Überhaupt hat sich die Union unter der Führung von Angela Merkel radikal von früheren Gewissheiten verabschiedet. Die Stichworte lauten Ende der Wehrpflicht, Abschied von der Atomkraft, Bekenntnis zur Einwanderungsgesellschaft. Und Toleranz gegenüber Homosexuellen – politische Aufstiegschancen auf CDU-Ticket inklusive. Nur eines hat sich die in zweiter Ehe verheiratete, kinderlose Politikerin bisher nicht getraut, ihrer Partei und dem in Teilen katholisch-konservativen Wählermilieu zuzumuten: die völlige rechtliche Gleichstellung von Schwulen und Lesben. Und so sagte Merkel im Bundestagswahlkampf 2013 auf eine Frage zum vollen Adoptionsrecht homosexueller Paare gequält: „Ich persönlich tue mich schwer damit.“

Welche Rolle spielen anstehende Wahlen?

Gleichstellung total? Auch jetzt reagiert die CDU-Führung zögerlich auf das irische Referendum und entsprechende Forderungen. CDU-Generalsekretär Peter Tauber machte deutlich, dass die Union nicht über das hinausgehen wird, was sie mit der SPD bereits verabredet hat: „Wir haben im Koalitionsvertrag mit der SPD vereinbart, rechtliche Regelungen zu beseitigen, die gleichgeschlechtliche Paare schlechter stellen. Das werden wir umsetzen“, sagte er. Sogar offen schwule CDU-Politiker wie Präsidiumsmitglied Jens Spahn und der Bundestagsabgeordnete Stefan Kaufmann ordnen sich dieser Linie unter – sie wollen ihrer Partei mehr Zeit zur Debatte geben.

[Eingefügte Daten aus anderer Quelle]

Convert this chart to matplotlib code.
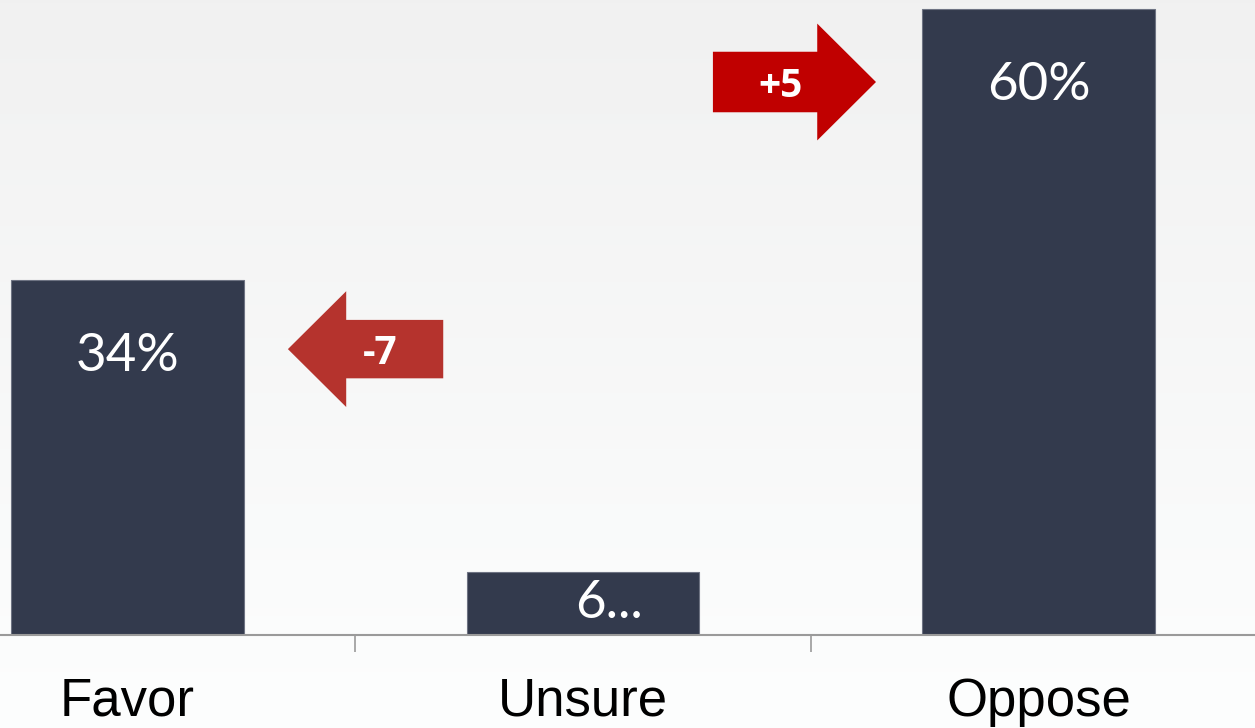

Das hat handfeste machtpolitische Gründe. Im Frühjahr 2016 will die Union in ihrer früheren Hochburg Baden-Württemberg die Macht zurückerobern und auch in Rheinland-Pfalz Rot-Grün kippen. Dazu ist sie auf den Zuspruch der ländlichen Wähler angewiesen, für die der Kirchgang am Sonntag fest zum Leben gehört. An sie richtete sich Baden-Württembergs CDU-Spitzenkandidat Guido Wolf, als er im April erklärte: „Für mich ist die Schöpfung darauf ausgerichtet, dass Mann und Frau sich zusammentun, um Kinder auf die Welt zu bringen. Daraus und vom Wohl des Kindes her gedacht kann ich mir ein Adoptionsrecht gleichgeschlechtlicher Paare nicht vorstellen“.

Offen ist, ob die Strategie aufgeht. Womöglich verliert die CDU mit solchen Sprüchen mehr Wähler in den Städten, als sie auf dem Land an sich binden kann. Eines steht aber jetzt schon fest: Angela Merkel und ihre CDU werden aus dem Wahlergebnis ihre Schlüsse ziehen.